We are all invested in the future being more prosperous than the present. The stability of our government, the Social Security trust fund, and our society depends on growth and improvement (and likely less government spending). Every 401(k) and IRA retirement account is a claim on future prosperity and wealth. Investments in the stock market don't magically go up. They have gone up 7% a year on average for the last 80 years because our society's production and output have improved.

It might not be intuitive, but this is why I started a life insurer. They are among the only companies required to think in those long time spans rather than those few who can choose to because of their leadership by charismatic founder-CEOs.

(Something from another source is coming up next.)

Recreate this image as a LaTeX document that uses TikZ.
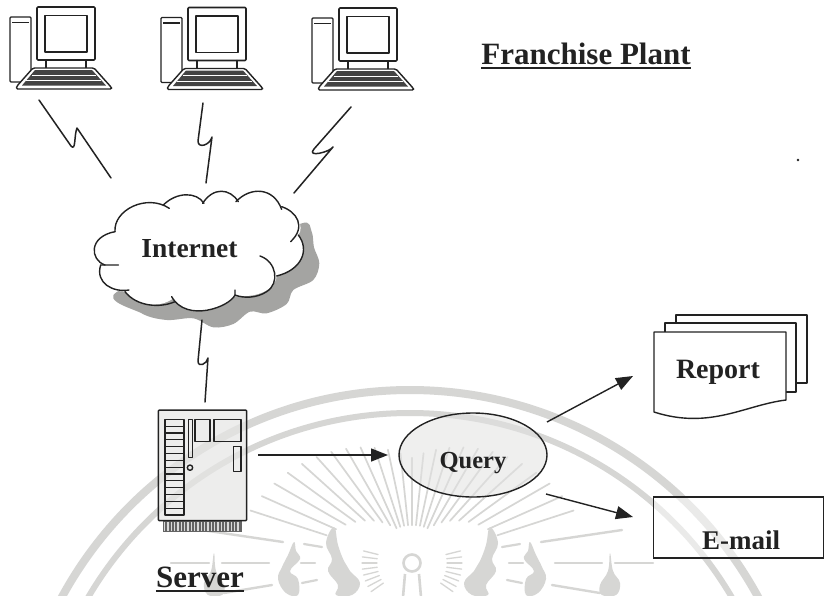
\documentclass[tikz,border=0pt]{standalone}
\usepackage{fontspec}
\setmainfont{Liberation Serif}
\usetikzlibrary{shapes.geometric,arrows.meta,calc}
\definecolor{ink}{HTML}{222222}
\definecolor{wm}{HTML}{D6D6D4}
\definecolor{shadowc}{HTML}{A4A4A2}
\tikzset{
  line/.style={draw=ink,line width=1.4pt,line join=round,line cap=round},
  bolt/.style={draw=ink,line width=1.5pt,line join=round,line cap=round},
  arr/.style={draw=ink,line width=1.4pt,-{Triangle[length=17pt,width=13pt]}},
  label/.style={font=\bfseries,text=ink,inner sep=0pt},
  wmline/.style={draw=wm,line cap=round},
  cloudarc/.style={draw=ink,line width=1.4pt,line cap=round},
}
\newcommand{\pcdraw}[3]{%
  \begin{scope}[shift={(#1pt,-#2pt)}]
    \node[inner sep=0pt,minimum width=102pt,minimum height=82pt] (#3) at (60,47) {};
    \draw[line,rounded corners=1pt,fill=white] (10,17) rectangle (31,82);
    \draw[ink,line width=1.8pt] (12,22.5) -- (29,22.5);
    \draw[line,line width=1.6pt,rounded corners=1pt] (37,7) rectangle (95,60);
    \draw[line,line width=1.8pt] (45,15.5) rectangle (87,52);
    \draw[line] (46,60) -- (46,68) (86,60) -- (86,68);
    \draw[line,fill=white,rounded corners=1.5pt] (33,68) -- (94,68) -- (111,87) -- (112,89) -- (16,89) -- (17,86) -- cycle;
    \fill[ink!85] (35,70) -- (92,70) -- (106,85.5) -- (22,85.5) -- cycle;
    \draw[white,line width=.9pt] (32,75) -- (96,75) (26,80.5) -- (101,80.5);
  \end{scope}}
\newcommand{\wmhalf}{%
  \foreach \a in {90,84,78,72,66,60,54,48,42,36,30,24,18}{
    \pgfmathsetmacro{\dd}{90-\a}
    \pgfmathsetmacro{\rone}{38+max(0,\dd-25)*1.1}
    \pgfmathsetmacro{\rtwo}{105+0.9*\dd}
    \draw[wmline,line width=1.7pt] (\a:{\rone} and {-\rone}) -- (\a:{\rtwo} and {-\rtwo});
  }
  \foreach \a in {14,7,0,-7,-14,-21,-28,-35}{
    \draw[wmline,line width=1.3pt] (\a:{35} and {-35}) -- (\a:{50} and {-50});
  }
  \draw[wmline,line width=2.4pt] (129,-21) -- (210,-33);
  \draw[wmline,line width=2.4pt] (143,0) -- (190,0);
  \draw[wmline,line width=2.4pt] (203,0) -- (241,0);
  \draw[wmline,line width=2.4pt] (140,22) -- (188,30);
  \draw[wmline,line width=2.2pt] (90,-16) -- (108,-19);
  \draw[wmline,line width=2.2pt] (97,0) -- (111,0);
  \draw[wmline,line width=2.2pt] (95,17) -- (110,20);
  \fill[wm] plot[smooth cycle,tension=.7] coordinates {(78,-36) (86,-20) (80,-4) (84,8) (74,22) (76,32) (60,32) (52,20) (62,8) (68,-2) (74,-18)};
  \fill[wm] plot[smooth cycle,tension=.7] coordinates {(118,-21) (124,-8) (130,4) (134,16) (126,30) (114,32) (114,16) (122,8) (112,-4) (116,-12)};
  \fill[wm] plot[smooth cycle,tension=.7] coordinates {(198,-10) (201,8) (208,20) (204,32) (190,32) (188,22) (196,8)};
}
\begin{document}
\begin{tikzpicture}[x=1pt,y=-1pt]
\useasboundingbox (0,0) rectangle (824,595);
\fill[white] (0,0) rectangle (824,595);
% watermark
\begin{scope}
  \clip (0,0) rectangle (824,595);
  \draw[wm,line width=8pt] (410,786) circle[radius=396];
  \draw[wm,line width=6pt] (410,786) circle[radius=373];
  \begin{scope}[shift={(412pt,-563pt)}]
    \wmhalf
    \begin{scope}[xscale=-1]\wmhalf\end{scope}
    \draw[wm,line width=2.6pt] (0,0) circle[radius=8.5];
    \draw[wm,line width=2.6pt] (-7,11) -- (-9,34) (7,11) -- (9,34);
  \end{scope}
\end{scope}
% computers
\pcdraw{0}{0}{pca}
\pcdraw{151}{.5}{pcb}
\pcdraw{302}{1}{pcc}
% cloud
\begin{scope}[shift={(80pt,-170pt)},x=.3333pt,y=-.3333pt]
  \fill[shadowc] plot[smooth cycle,tension=.55] coordinates {(112,365) (185,430) (260,450) (340,445) (400,472) (460,462) (510,425) (560,430) (620,402) (640,360) (700,330) (718,280) (702,232) (695,185) (665,160) (500,250)};
  \fill[white] (105,185) .. controls (100,120) and (200,70) .. (258,104)
    .. controls (290,65) and (350,65) .. (372,95)
    .. controls (400,50) and (450,55) .. (473,90)
    .. controls (510,50) and (580,50) .. (605,112)
    .. controls (650,125) and (675,170) .. (655,195)
    .. controls (690,240) and (665,300) .. (590,318)
    .. controls (590,340) and (560,385) .. (465,378)
    .. controls (450,410) and (320,460) .. (280,385)
    .. controls (240,415) and (170,410) .. (135,365)
    .. controls (100,365) and (50,340) .. (62,285)
    .. controls (30,260) and (25,200) .. (105,185) -- cycle;
  \draw[cloudarc] (105,185) .. controls (100,120) and (200,70) .. (268,115);
  \draw[cloudarc] (250,105) .. controls (290,65) and (350,65) .. (372,100);
  \draw[cloudarc] (368,100) .. controls (400,50) and (450,55) .. (475,95);
  \draw[cloudarc] (468,95) .. controls (510,50) and (580,50) .. (605,118);
  \draw[cloudarc] (605,110) .. controls (650,125) and (680,170) .. (632,215);
  \draw[cloudarc] (655,195) .. controls (690,240) and (665,300) .. (590,318);
  \draw[cloudarc] (540,258) .. controls (590,275) and (600,340) .. (560,365) .. controls (530,385) and (490,385) .. (465,375) -- (465,360);
  \draw[cloudarc] (465,375) .. controls (450,410) and (320,460) .. (275,380);
  \draw[cloudarc] (285,395) .. controls (240,415) and (170,410) .. (135,365);
  \draw[cloudarc] (147,360) .. controls (100,368) and (45,340) .. (62,285) -- (115,285);
  \draw[cloudarc] (75,285) .. controls (30,270) and (25,200) .. (105,185);
\end{scope}
\node[label,font=\fontsize{27.5}{30}\selectfont\bfseries] (internet) at (189.5,249) {Internet};
\coordinate (cloudbot) at (202,320);
% server
\node[draw=none,inner sep=0pt,minimum width=88pt,minimum height=111pt] (server) at (202.5,465.5) {};
\begin{scope}[shift={(130pt,-380pt)},x=.3333pt,y=-.3333pt]
  \fill[ink!70] (98,422) rectangle (335,455);
  \foreach \i in {0,...,22}{\draw[white!85!black,line width=1.1pt] ({104+\i*10},425) -- ({104+\i*10},452);}
  \draw[line,line width=1.5pt,rounded corners=1pt,fill=wm!60!white,fill opacity=.7] (85,90) rectangle (350,422);
  \draw[line] (105,118) rectangle (162,405);
  \foreach \i in {1,...,13}{\draw[line,line width=1.2pt] (105,{118+\i*20.5}) -- (162,{118+\i*20.5});}
  \draw[line] (175,118) rectangle (187,232);
  \draw[line] (180,263) circle[radius=8];
  \draw[line] (195,118) rectangle (240,185);
  \draw[line] (252,118) rectangle (333,185);
  \draw[line] (310,200) rectangle (333,275);
\end{scope}
\node[label,font=\fontsize{31}{33}\selectfont\bfseries,anchor=base] (serverlabel) at (200,587) {Server};
\draw[ink,line width=1.5pt] ([yshift=-4pt]serverlabel.base west) -- ([yshift=-4pt]serverlabel.base east);
% query
\node[ellipse,draw=ink,line width=1.4pt,fill=wm!70!white,fill opacity=.55,text opacity=1,minimum width=148pt,minimum height=84pt,inner sep=0pt] (query) at (473,455) {};
\node[label,font=\fontsize{24.5}{27}\selectfont\bfseries] (querylabel) at (473,463) {Query};
% report
\draw[line,fill=white] (676,315) rectangle (807,383);
\draw[line,fill=white] (665,323) rectangle (796,392);
\draw[line,fill=white] (654,332) -- (786,332) -- (786,400) .. controls (745,405) and (710,430) .. (654,412) -- cycle;
\node[label,font=\fontsize{28}{30}\selectfont\bfseries] (report) at (718,372) {Report};
\coordinate (reportin) at (633,376);
% email
\node[draw=ink,line width=1.4pt,fill=white,fill opacity=.5,minimum width=170pt,minimum height=61pt,inner sep=0pt] (emailbox) at (738.5,527.5) {};
\node[label,font=\fontsize{27}{29}\selectfont\bfseries] (email) at (741,540) {E-mail};
\coordinate (emailin) at (633,517);
% title
\node[label,font=\fontsize{31}{33}\selectfont\bfseries,anchor=base] (plant) at (586,64) {Franchise Plant};
\draw[ink,line width=1.6pt] ([yshift=-4pt]plant.base west) -- ([yshift=-4pt]plant.base east);
\fill[ink] (798,160) circle[radius=1.3];
% lightning connectors
\coordinate (ca) at (39,100);
\coordinate (ia) at (111,178);
\coordinate (cb) at (203,103);
\coordinate (ib) at (206,183);
\coordinate (cc) at (351,107);
\coordinate (ic) at (294,193);
\coordinate (sv) at (205,402);
\draw[bolt] (ca) -- (71,146) .. controls (76,152) and (74,135) .. (77,128) -- (ia);
\draw[bolt] (cb) -- (198,141) .. controls (198,149) and (210,145) .. (212,137) -- (ib);
\draw[bolt] (cc) -- (314,149) .. controls (306,158) and (330,152) .. (333,147) -- (ic);
\draw[bolt] (cloudbot) -- (198,361) .. controls (198,368) and (207,364) .. (208,358) -- (sv);
% arrows
\coordinate (serverout) at (258,455);
\coordinate (queryin) at (388,455);
\coordinate (queryne) at (547,422);
\coordinate (queryse) at (546,494);
\draw[arr] (serverout) -- (queryin);
\draw[arr] (queryne) -- (reportin);
\draw[arr] (queryse) -- (emailin);
\end{tikzpicture}
\end{document}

Life insurers must plan for the deep future. They measure their promises in decades. This is the critical service they provide their users: pooling together life's risks through long-term pledges. Helping your family after you die — that's life insurance (mortality risk). Preparing you and your family if you live — that's an annuity (longevity risk).

That means life insurers must grow their balance sheets prudently and steadily. They hold a considerable percentage of the world's real estate, infrastructure, and long-term mortgages, mixing their obligation to be thoughtful with their ability to invest with longer time horizons than almost anyone else.

But a well-functioning life insurer should both invest its balance sheet carefully and take significant long-term positions to invest in the prosperity of the society in which it operates. None of the incumbents act that way. Instead of financing the future, they capture the upside of the past. They are grounded in seeing their balance sheets as merely a passive pile of money to grow rather than an opportunity and obligation to drive our world toward growth and prosperity. We're on a mission to change that.

At Meanwhile, we are starting in a niche as the world's first Bitcoin life insurer. Our ultimate vision to serve a billion policyholders in managing life’s risk. We see Bitcoin, stablecoins, and other digital money as the best policyholder experience to get there. I’ll write much more about that in the future. 

Our success depends on a prosperous future. If our company grows and our world stagnates, we will fail—not just as a startup but as a country and a world.

Our vision is to manage the resources entrusted to us by policyholders while also having a vision for our unique long-term role in society. To build a better future. To invest in prosperity and abundance. To make the long-term bets that no one else wants to. To help scale the dreamers.

Meanwhile will invest both our balance sheet and our creative energy in enterprises that advance human prosperity.  Our investments will focus not just on capturing existing value but on creating new possibilities. As we scale, we're committed to making the long-term investments that others won't consider—funding nuclear power plants through decades-long purchase agreements, providing expansion capital for space manufacturing, or financing large-scale carbon capture facilities. Closer to home, we'll support companies developing quantum-resistant financial security systems, fund critical blockchain infrastructure, and finance the next generation of autonomous software maintenance platforms. The goal wouldn't be to take on the early venture risks of these bets but to be the exact type of capital that invests in scaling abundance, particularly when it has paybacks of 10, 20, or 30 years. Without that, there wouldn't be the material societal growth needed to meet our obligations.

What good is the future if it's built for the past?